* [RECORDED INFORMATION]
......
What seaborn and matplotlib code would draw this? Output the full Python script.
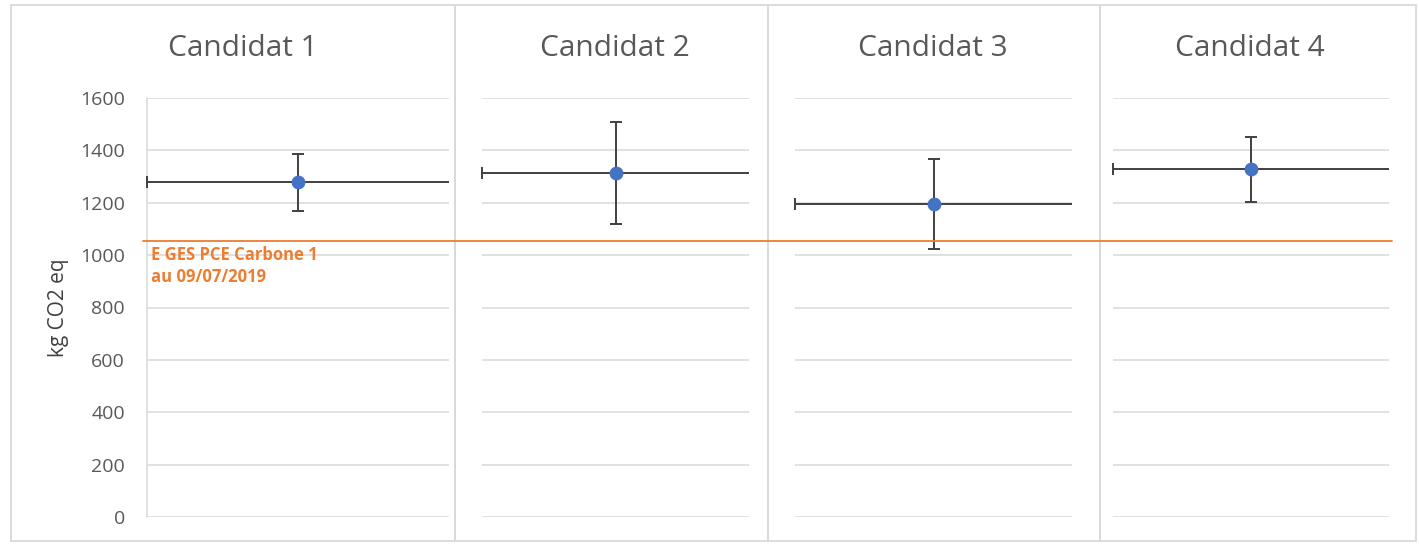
import seaborn as sns
import matplotlib.pyplot as plt
import pandas as pd
from matplotlib.patches import Rectangle
from matplotlib.lines import Line2D
from matplotlib.transforms import blended_transform_factory

# Daten
candidats = ["Candidat 1", "Candidat 2", "Candidat 3", "Candidat 4"]
valeurs = [1280, 1315, 1195, 1330]
err_bas = [112, 195, 172, 127]
err_haut = [106, 193, 172, 121]
x_pos = [1, 1, 1, 1]
x_err_gauche = [1, 1, 1, 1]
x_err_droite = [1.5, 1.5, 1.5, 1.5]
seuil = 1055
seuil_label = "E GES PCE Carbone 1\nau 09/07/2019"
y_ticks = [0, 200, 400, 600, 800, 1000, 1200, 1400, 1600]

df = pd.DataFrame({"candidat": candidats, "x": x_pos, "valeur": valeurs})

sns.set_theme(style="white")
plt.rcParams["font.family"] = ["Open Sans", "DejaVu Sans"]

W, H = 1419, 544
fig = plt.figure(figsize=(W / 100, H / 100), dpi=100)

# Cadres des graphiques (px)
cadres = [(11, 455), (455, 768), (768, 1100), (1100, 1416)]
zones = [(147, 449), (482, 749), (795, 1072), (1113, 1389)]
titres_x = [243, 615, 933, 1250]
grid_col = "#d9d9d9"
texte_col = "#595959"

for (l, r) in cadres:
    fig.add_artist(Rectangle((l / W, 3 / H), (r - l) / W, (539 - 3) / H,
                             transform=fig.transFigure, fill=False,
                             edgecolor=grid_col, lw=1.3))

axes = []
for i, (l, r) in enumerate(zones):
    ax = fig.add_axes([l / W, (H - 517) / H, (r - l) / W, 419 / H])
    sub = df.iloc[[i]]
    # barre horizontale
    eb = ax.errorbar(sub["x"], sub["valeur"],
                     xerr=[[x_err_gauche[i]], [x_err_droite[i]]],
                     fmt="none", ecolor="#404040", elinewidth=1.4,
                     capsize=4, capthick=1.4, zorder=3)
    for cl in eb.lines[1]:
        if cl.get_xdata()[0] > x_pos[i]:
            cl.set_visible(False)
        else:
            cl.set_clip_on(False)
    # barre verticale
    ax.errorbar(sub["x"], sub["valeur"],
                yerr=[[err_bas[i]], [err_haut[i]]],
                fmt="none", ecolor="#404040", elinewidth=1.4,
                capsize=4, capthick=1.4, zorder=3)
    sns.scatterplot(data=sub, x="x", y="valeur", ax=ax, color="#4472C4",
                    s=85, edgecolor="#4472C4", zorder=4, legend=False)
    ax.set_xlim(0, 2)
    ax.set_ylim(0, 1600)
    ax.set_yticks(y_ticks)
    ax.set_xticks([])
    ax.grid(axis="y", color=grid_col, lw=1.1)
    ax.set_axisbelow(True)
    for s in ["top", "right", "left", "bottom"]:
        ax.spines[s].set_visible(False)
    ax.set_xlabel("")
    ax.set_ylabel("")
    if i == 0:
        ax.spines["left"].set_visible(True)
        ax.spines["left"].set_color(grid_col)
        ax.spines["left"].set_linewidth(1.1)
        ax.tick_params(axis="y", length=0, pad=16, labelsize=14,
                       labelcolor=texte_col)
        ax.set_ylabel("kg CO2 eq", fontsize=15, color="#404040", labelpad=8)
    else:
        ax.tick_params(axis="y", left=False, labelleft=False)
    fig.text(titres_x[i] / W, (H - 48) / H, candidats[i], ha="center",
             va="center", fontsize=21.5, color=texte_col)
    axes.append(ax)

# Ligne de référence
trans = blended_transform_factory(fig.transFigure, axes[0].transData)
fig.add_artist(Line2D([143 / W, 1392 / W], [seuil, seuil], transform=trans,
                      color="#ED7D31", lw=1.3, zorder=5))
axes[0].annotate(seuil_label, xy=(0, seuil), xytext=(3, -4),
                 textcoords="offset points", ha="left", va="top",
                 fontsize=12, fontweight="bold", color="#ED7D31",
                 linespacing=1.25, annotation_clip=False)

fig.savefig("out.png", dpi=100)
......
* [SET EXERCISE] Copy out each line of the material that holds the word "seaborn".

* [RESPONSE]
What seaborn and matplotlib code would draw this? Output the full Python script.
import seaborn as sns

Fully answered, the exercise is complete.